David Anfam talks site-specific art in USA Today
Our venerable editor-at-large selects his favourite site-specific artworks, each worthy of a road trip
We always suspected someone might use Art & Place, our new book on Site-Specific Art in the Americas, as a kind of travel guide. After all, the Spiral Jetty isn't going to come to you.
So, we were pleased to see USA Today feature the book in its travel section. What's more, the paper asked Phaidon's commissioning editor-at-large, Dr David Anfam, to highlight his favourite inclusions.
"Many impressive and fascinating artworks stand right in front of our eyes - if only we knew where to look," Anfam told the paper. "Slip away for an hour while on a business trip or plan an entire trip - either way, these art treasures are not to be missed."
The 53-foot Roy Lichtenstein mural in Times Square subway station; the Dia:Beacon gallery, 60 miles north of Manhattan in New York State; and Washington DC's Vietnam Veterans Memorial are Anfam's pick on the East Coast.
Of these, the Lichtenstein porcelain, enamel and steel mural is the most accessible. Mounted above head height in the Times Square-42nd Street Subway Complex, this 1994 work is a comic, futuristic take on The City That Never Sleeps.

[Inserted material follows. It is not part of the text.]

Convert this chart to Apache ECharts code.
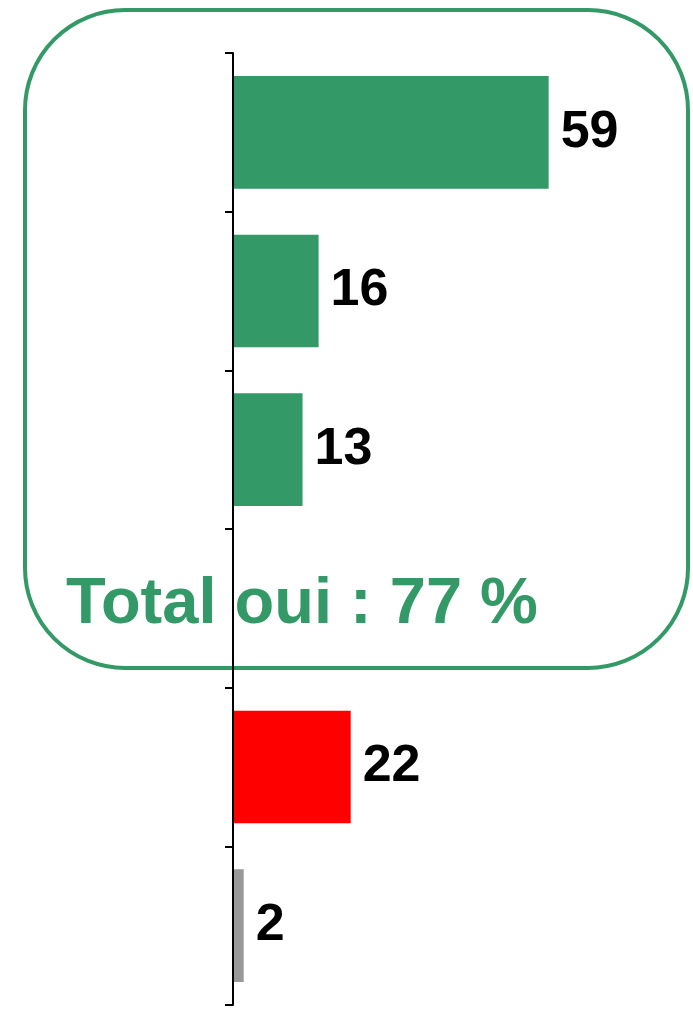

The Dia:Beacon, meanwhile, an hour or so's drive from the city, contains a series of Richard Serra's massive Cor-Ten steel sculptures, as well as Michael Heizer's North, South, East, West (2002), four steel-lined holes in the gallery floor, a former Nabisco factory, beside the Hudson river. A war memorial might sound like an choice for an art trip, yet Maya Lin's Vietnam Veterans Mural, a simply excavated v-shaped wedge of earth, lined with 140 polished basalt panels inscribed with the names of war's dead, has the simplicity and solemnity of a great minimalist work.
In California, Dr David Anfam highlights LA's Watts Towers, the Pacific View Mall in Ventura and the Joshua Tree Outdoor Museum. Of these a mall might sound like an odd choice, yet it's the site of Dennis Oppenheim's loopy outdoor sculpture, Bus Home (2002). Watts Towers also features in our Wild Art book, as an untrained, Italian logger and construction hand, Simon Rodia, built this peculiar collection of dreamy spires over a 33-year period from 1921 to 1954. Despite its more formal name, the Joshua Tree Outdoor Museum, in San Bernardino County, California, has much in common with Watts Towers; the 3-hectare site is filled with scavenged sculptures made by one man, Noah Purifoy, who was also a Watts Towers Arts Center co-founder, which helped preserve Rodia's creation.
Midwesterners should, in Dr Anfam's opinion, make for Chicago's Millennium Park and the Minneapolis Sculpture Garden. The Minneapolis Sculpture Garden is home to Claes Oldenburg and Coosje van Bruggen's playful Spoonbridge and Cherry. If you go during the winter months, try to pick a snowy day when, as Oldenburg put it "the snow brings back the ice cream sundae origin of the cherry."
Clear weather, conversely, suits Cloud Gate, the Anish Kapoor's 110-ton, stainless steel sculpture, which dominates the western edge of Chicago's Millennium Park. Its highly polished surface catches the drama of the city's skyline perfectly.
Finally, in the South West, Anfam recommends Chupinas Mesa, in New Mexico's desert, about an eleven-and-a-half-hour drive southeast of Santa Fe. A naked-eye observatory, built by the artist and mathematician Charles Ross, it is, as we put it in the book, "a poetic reimagining of celandrical Neolithic monument sat sites such as Stonehenge."